Let $X$ and $Y$ be two metric spaces and $f$ a mapping from $X$ to $Y$ .
Prove or disprove: Assume that $f$ is injective. Then $f$ is continuous iff for every subset $A$ of $X$, $f(\bar A) = \overline{f(A)}$
My attempt (Trying to prove the above):
I have already proved the fact that $f$ is continuous if and only if for every subset $A$ of X, $f(\bar A) \subset \overline{f(A)}$.
Suppose $$f(\bar A) = \overline{f(A)}$$
$$\implies \bar A = f^{-1}(\overline{f(A)})$$
As $\bar A$ and $\overline{f(A)}$ are closed sets, we can say that $f$ is continuous as the inverse image of the closed set is closed.
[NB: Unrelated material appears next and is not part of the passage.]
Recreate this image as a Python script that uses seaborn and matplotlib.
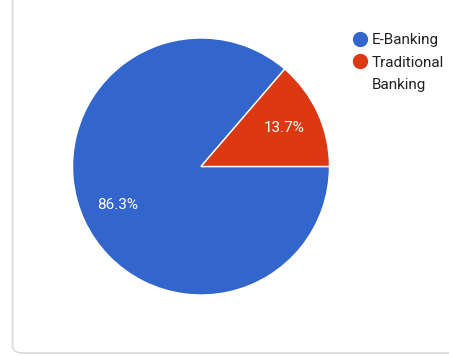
import numpy as np
import matplotlib
matplotlib.use("Agg")
import matplotlib.pyplot as plt
from matplotlib.patches import FancyBboxPatch
from matplotlib.lines import Line2D
import seaborn as sns

categories = ["E-Banking", "Traditional Banking"]
values = [86.3, 13.7]
colors = ["#3366CC", "#DC3912"]

sns.set_theme(style="white")
plt.rcParams["font.family"] = ["Roboto", "DejaVu Sans"]

W, H = 449, 356
fig = plt.figure(figsize=(W / 100, H / 100), dpi=100)
fig.patch.set_facecolor("white")

# card border
card = FancyBboxPatch((12.5 / W, 3.0 / H), (W + 20) / W, (H + 20) / H,
                      boxstyle="round,pad=0,rounding_size=0.022",
                      transform=fig.transFigure, facecolor="none",
                      edgecolor="#dcdcdc", linewidth=1.3, zorder=-1)
fig.patches.append(card)

cx, cy, r = 201, 166.5, 128.5
ax = fig.add_axes([(cx - r) / W, (H - cy - r) / H, 2 * r / W, 2 * r / H])
ax.set_facecolor("none")
wedges, _, autotexts = ax.pie(values, colors=colors, startangle=0,
                              counterclock=False, radius=1,
                              autopct="%.1f%%", pctdistance=0.715,
                              wedgeprops=dict(edgecolor="white", linewidth=1))
for t in autotexts:
    t.set_color("white")
    t.set_fontsize(11)
ax.set_xlim(-1, 1)
ax.set_ylim(-1, 1)
ax.set_aspect("equal")
ax.axis("off")

# legend: first line of each label, wrapped remainder added beneath
first_lines = [c.split(" ")[0] if " " in c else c for c in categories]
rest_lines = [c.split(" ", 1)[1] if " " in c else "" for c in categories]
handles = [Line2D([0], [0], marker="o", linestyle="none", markersize=10,
                  markerfacecolor=c, markeredgecolor=c) for c in colors]
leg = fig.legend(handles, first_lines, loc="upper left",
                 bbox_to_anchor=(352 / W, 1 - 33 / H), frameon=False,
                 fontsize=11, handletextpad=0.28, labelspacing=0.56,
                 handlelength=1.0, borderpad=0, borderaxespad=0)
for t in leg.get_texts():
    t.set_color("#222222")

fig.canvas.draw()
inv = fig.transFigure.inverted()
for t, extra in zip(leg.get_texts(), rest_lines):
    if extra:
        bb = t.get_window_extent()
        x0, y1 = inv.transform((bb.x0, bb.y1))
        fig.text(x0, y1 - 22 / H, extra, fontsize=11, color="#222222",
                 ha="left", va="top")

fig.savefig("out.png", dpi=100, facecolor="white")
Now to show the converse part we assume that f is continuous and injective, we need to show $f(\bar A) = \overline{f(A)}$.
By using the above fact we can show that $f(\bar A) \subset \overline{f(A)}$, but I need help to show $\overline{f(A)} \subset f(\bar A)$?
Best Answer
No, your argument for the first part is not correct. You have to start with an arbitary closed set $C$ in $Y$ and show that $f^{-1}(C)$ is closed. For this take $A=f^{-1}(C)$ in the hypothesis. You get $\overline {f(A)} =f(\overline A)$ so $f(\overline A) \subseteq C$ since $f(A)=f(f^{-1}(C)) \subseteq C$ and $C$ is closed. Hence, $\overline A \subseteq f^{-1}(C)$ which means $\overline A \subseteq A$, so $A$ is closed.
The converse is not true. Define $f: [0,1) \to S^{1}$ by $f(x)=e^{2\pi ix}$. Let $A=[\frac 1 2 ,1)$. Then $A$ is closed but $f(A)$ is not closed, so we do not have $f(\overline A)=\overline {f(A)}$ even though $f$ is continuous and injective.